Include the line with "const axisColor = '#222';" and every line before it in the entries below, echoed exactly, but not the pictures.

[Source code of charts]
:::
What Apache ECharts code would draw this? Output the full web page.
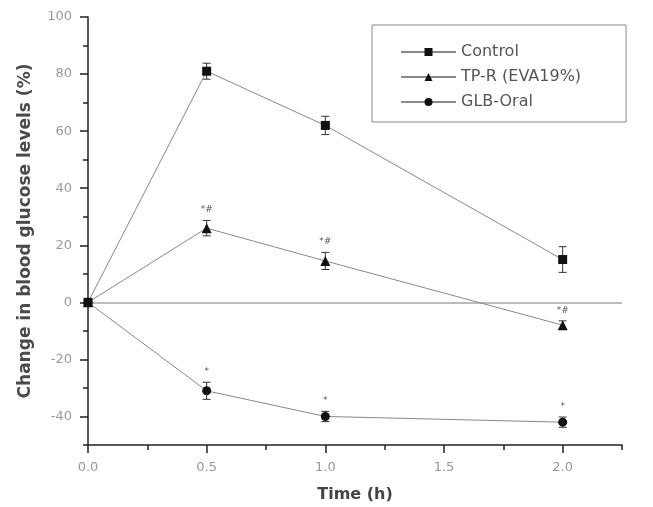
<!DOCTYPE html>
<html>
<head>
<meta charset="utf-8">
<script src="https://cdn.jsdelivr.net/npm/echarts@6/dist/echarts.min.js"></script>
<style>
  html, body { margin: 0; padding: 0; background: #fff; }
  #chart { width: 653px; height: 507px; }
</style>
</head>
<body>
<div id="chart"></div>
<script>
// time points (h)
const times = [0, 0.5, 1.0, 2.0];

// % change in blood glucose
const control = [0, 81, 62, 15];
const controlErr = [0, 2.8, 3.2, 4.5];

const tpr = [0, 26, 14.5, -8];
const tprErr = [0, 2.7, 3, 1.5];
const tprNotes = ['', '*#', '*#', '*#'];

const glb = [0, -31, -40, -42];
const glbErr = [0, 3, 1.8, 1.8];
const glbNotes = ['', '*', '*', '*'];

const seriesNames = ['Control', 'TP-R (EVA19%)', 'GLB-Oral'];

const xTicks = [0, 0.5, 1.0, 1.5, 2.0];
const xMinorTicks = [0.25, 0.75, 1.25, 1.75, 2.25];
const yTicks = [-40, -20, 0, 20, 40, 60, 80, 100];
const yMinorTicks = [-50, -30, -10, 10, 30, 50, 70, 90];

const chart = echarts.init(document.getElementById('chart'));

const font = 'DejaVu Sans';
const axisColor = '#222';

function pairs(ys, errs) {
	return times.map((t, i) => [t, ys[i], errs[i]]);
}

// error bars + significance marks, placed through the axis scales
function errorSeries(ys, errs, notes) {
	return {
		type: 'custom',
		data: pairs(ys, errs),
		encode: { x: 0, y: 1 },
		clip: false,
		z: 3,
		renderItem: function (params, api) {
			const x = api.value(0);
			const y = api.value(1);
			const e = api.value(2);
			const children = [];
			if (e > 0) {
				const top = api.coord([x, y + e]);
				const bot = api.coord([x, y - e]);
				const style = { stroke: '#333', lineWidth: 1 };
				children.push({ type: 'line', shape: { x1: top[0], y1: top[1], x2: bot[0], y2: bot[1] }, style: style });
				children.push({ type: 'line', shape: { x1: top[0] - 4, y1: top[1], x2: top[0] + 4, y2: top[1] }, style: style });
				children.push({ type: 'line', shape: { x1: bot[0] - 4, y1: bot[1], x2: bot[0] + 4, y2: bot[1] }, style: style });
				const note = notes ? notes[params.dataIndex] : '';
				if (note) {
					children.push({
						type: 'text',
						style: {
							text: note, x: top[0], y: top[1] - 6,
							align: 'center', verticalAlign: 'bottom',
							fill: '#555', font: '9px ' + font
						}
					});
				}
			}
			return { type: 'group', children: children };
		}
	};
}

function lineSeries(name, ys, symbol) {
	return {
		name: name,
		type: 'line',
		data: times.map((t, i) => [t, ys[i]]),
		symbol: symbol,
		symbolSize: symbol === 'triangle' ? 10 : 9,
		showAllSymbol: true,
		lineStyle: { color: '#8a8a8a', width: 1 },
		itemStyle: { color: '#111' },
		z: 4
	};
}

const option = {
	animation: false,
	backgroundColor: '#fff',
	grid: { left: 88, right: 31, top: 17, bottom: 62, containLabel: false, outerBoundsMode: 'none' },
	legend: {
		data: seriesNames,
		orient: 'vertical',
		left: 372,
		top: 25,
		padding: [19, 45, 12, 28],
		itemWidth: 55,
		itemHeight: 10,
		itemGap: 9,
		borderColor: '#888',
		borderWidth: 1,
		textStyle: { fontFamily: font, fontSize: 16, color: '#555', lineHeight: 16 }
	},
	xAxis: [
		{
			type: 'value',
			min: 0,
			max: 2.25,
			name: 'Time (h)',
			nameLocation: 'middle',
			nameGap: 42,
			nameTextStyle: { fontFamily: font, fontSize: 16, fontWeight: 'bold', color: '#444' },
			splitLine: { show: false },
			axisLine: { onZero: false, lineStyle: { color: axisColor, width: 1.5 } },
			axisTick: { customValues: xTicks, length: 8, inside: false, lineStyle: { color: axisColor, width: 1.5 } },
			axisLabel: {
				customValues: xTicks,
				formatter: v => v.toFixed(1),
				margin: 16,
				fontFamily: font, fontSize: 13, color: '#999'
			}
		},
		{
			type: 'value',
			min: 0,
			max: 2.25,
			position: 'bottom',
			splitLine: { show: false },
			axisLine: { show: false, onZero: false },
			axisLabel: { show: false },
			axisTick: { customValues: xMinorTicks, length: 5, lineStyle: { color: axisColor, width: 1.5 } }
		}
	],
	yAxis: [
		{
			type: 'value',
			min: -50,
			max: 100,
			name: 'Change in blood glucose levels (%)',
			nameLocation: 'middle',
			nameGap: 54,
			nameTextStyle: { fontFamily: font, fontSize: 17, fontWeight: 'bold', color: '#4a4a4a' },
			splitLine: { show: false },
			axisLine: { onZero: false, lineStyle: { color: axisColor, width: 1.5 } },
			axisTick: { customValues: yTicks, length: 8, lineStyle: { color: axisColor, width: 1.5 } },
			axisLabel: {
				customValues: yTicks,
				margin: 16,
				fontFamily: font, fontSize: 13, color: '#999'
			}
		},
		{
			type: 'value',
			min: -50,
			max: 100,
			position: 'left',
			splitLine: { show: false },
			axisLine: { show: false, onZero: false },
			axisLabel: { show: false },
			axisTick: { customValues: yMinorTicks, length: 5, lineStyle: { color: axisColor, width: 1.5 } }
		}
	],
	series: [
		Object.assign(lineSeries(seriesNames[0], control, 'rect'), {
			markLine: {
				silent: true,
				symbol: 'none',
				label: { show: false },
				lineStyle: { color: '#bbb', width: 2, type: 'solid' },
				data: [{ yAxis: 0 }],
				z: 1
			}
		}),
		lineSeries(seriesNames[1], tpr, 'triangle'),
		lineSeries(seriesNames[2], glb, 'circle'),
		errorSeries(control, controlErr, null),
		errorSeries(tpr, tprErr, tprNotes),
		errorSeries(glb, glbErr, glbNotes)
	]
};

chart.setOption(option);

window.addEventListener('resize', () => {
	chart.resize();
});
</script>
</body>
</html>
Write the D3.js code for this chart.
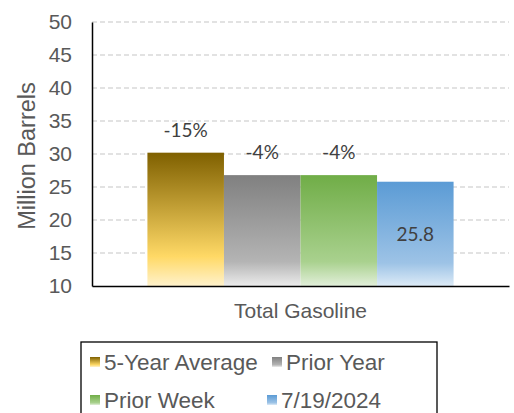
<!DOCTYPE html>
<html lang="en">
  <head>
    <meta charset="UTF-8" />
    <title>Total Gasoline stocks</title>
    <script src="https://cdn.jsdelivr.net/npm/d3@7"></script>
    <style>
      body { margin: 0; background: #fff; }
      svg { display: block; font-family: "Liberation Sans", Arial, sans-serif; }
      .tick text { fill: #595959; font-size: 21px; }
      .grid line { stroke: #d9d9d9; stroke-dasharray: 5,3; stroke-width: 1.3px; }
      .lbl { font-family: Lato, "Open Sans", sans-serif; fill: #404040; font-size: 19px; }
    </style>
  </head>
  <body>
    <svg width="514" height="413"></svg>
    <script>
      // values
      const category = 'Total Gasoline';
      const series = ['5-Year Average', 'Prior Year', 'Prior Week', '7/19/2024'];
      const values = [30.2, 26.8, 26.8, 25.8];
      const labels = ['-15%', '-4%', '-4%', '25.8'];
      const yTicks = [10, 15, 20, 25, 30, 35, 40, 45, 50];
      const colors = [
        ['#7f6000', '#ffd966', '#fff2cc'],
        ['#808080', '#b4b4b4', '#ececec'],
        ['#70ad47', '#a9d18e', '#e2efda'],
        ['#5b9bd5', '#9dc3e6', '#ddebf7']
      ];

      var svg = d3.select('svg');
      var mLeft = 92, mRight = 509, mTop = 22, mBottom = 286;

      var defs = svg.append('defs');
      colors.forEach(function (c, i) {
        var g = defs.append('linearGradient').attr('id', 'g' + i)
          .attr('x1', 0).attr('y1', 0).attr('x2', 0).attr('y2', 1);
        g.append('stop').attr('offset', '0%').attr('stop-color', c[0]);
        g.append('stop').attr('offset', '78%').attr('stop-color', c[1]);
        g.append('stop').attr('offset', '100%').attr('stop-color', c[2]);
      });

      var y = d3.scaleLinear().domain([10, 50]).range([mBottom, mTop]);
      var x0 = d3.scaleBand().domain([category]).range([mLeft, mRight]).paddingInner(0).paddingOuter(0.181);
      var x1 = d3.scaleBand().domain(series).range([0, x0.bandwidth()]);

      // grid
      svg.append('g').attr('class', 'grid')
        .selectAll('line').data(yTicks.slice(1)).enter().append('line')
        .attr('x1', mLeft).attr('x2', mRight)
        .attr('y1', function (d) { return y(d); }).attr('y2', function (d) { return y(d); });

      // bars
      var bx = x0(category);
      svg.append('g').selectAll('rect').data(values).enter().append('rect')
        .attr('x', function (d, i) { return bx + x1(series[i]); })
        .attr('width', x1.bandwidth())
        .attr('y', function (d) { return y(d); })
        .attr('height', function (d) { return y(10) - y(d); })
        .attr('fill', function (d, i) { return 'url(#g' + i + ')'; });

      // data labels
      svg.append('g').selectAll('text').data(values).enter().append('text')
        .attr('class', 'lbl')
        .attr('text-anchor', 'middle')
        .attr('x', function (d, i) { return bx + x1(series[i]) + x1.bandwidth() / 2; })
        .attr('y', function (d, i) { return i === 3 ? (y(d) + y(10)) / 2 + 7 : y(d) - 16; })
        .text(function (d, i) { return labels[i]; });

      // y axis
      var yAxis = svg.append('g').attr('transform', 'translate(' + mLeft + ',0)')
        .call(d3.axisLeft(y).tickValues(yTicks).tickSize(0).tickPadding(20));
      yAxis.select('.domain').attr('stroke', '#000').attr('stroke-width', 1.5);

      // x axis
      var xAxis = svg.append('g').attr('transform', 'translate(0,' + mBottom + ')')
        .call(d3.axisBottom(x0).tickSize(0).tickPadding(17));
      xAxis.select('.domain').attr('stroke', '#000').attr('stroke-width', 1.5);
      xAxis.selectAll('.tick text').attr('font-size', '22px');

      svg.append('text')
        .attr('transform', 'translate(35,156) rotate(-90)')
        .attr('text-anchor', 'middle')
        .attr('fill', '#595959').attr('font-size', '23.5px')
        .text('Million Barrels');

      // legend
      svg.append('rect').attr('x', 81).attr('y', 342).attr('width', 356).attr('height', 80)
        .attr('fill', '#fff').attr('stroke', '#000').attr('stroke-width', 1.3);
      var legPos = [[90, 362], [272, 362], [90, 400], [267, 400]];
      var leg = svg.append('g').selectAll('g').data(series).enter().append('g')
        .attr('transform', function (d, i) { return 'translate(' + legPos[i][0] + ',' + legPos[i][1] + ')'; });
      leg.append('rect').attr('x', 0).attr('y', -5).attr('width', 10).attr('height', 10)
        .attr('fill', function (d, i) { return 'url(#g' + i + ')'; });
      leg.append('text').attr('x', 14).attr('dy', '0.35em')
        .attr('fill', '#595959').attr('font-size', '22.5px')
        .text(function (d) { return d; });
    </script>
  </body>
</html>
:::
• ANSWER TO THIS TASK
What Apache ECharts code would draw this? Output the full web page.
<!DOCTYPE html>
<html>
<head>
<meta charset="utf-8">
<script src="https://cdn.jsdelivr.net/npm/echarts@6/dist/echarts.min.js"></script>
<style>
  html, body { margin: 0; padding: 0; background: #fff; }
  #chart { width: 653px; height: 507px; }
</style>
</head>
<body>
<div id="chart"></div>
<script>
// time points (h)
const times = [0, 0.5, 1.0, 2.0];

// % change in blood glucose
const control = [0, 81, 62, 15];
const controlErr = [0, 2.8, 3.2, 4.5];

const tpr = [0, 26, 14.5, -8];
const tprErr = [0, 2.7, 3, 1.5];
const tprNotes = ['', '*#', '*#', '*#'];

const glb = [0, -31, -40, -42];
const glbErr = [0, 3, 1.8, 1.8];
const glbNotes = ['', '*', '*', '*'];

const seriesNames = ['Control', 'TP-R (EVA19%)', 'GLB-Oral'];

const xTicks = [0, 0.5, 1.0, 1.5, 2.0];
const xMinorTicks = [0.25, 0.75, 1.25, 1.75, 2.25];
const yTicks = [-40, -20, 0, 20, 40, 60, 80, 100];
const yMinorTicks = [-50, -30, -10, 10, 30, 50, 70, 90];

const chart = echarts.init(document.getElementById('chart'));

const font = 'DejaVu Sans';
const axisColor = '#222';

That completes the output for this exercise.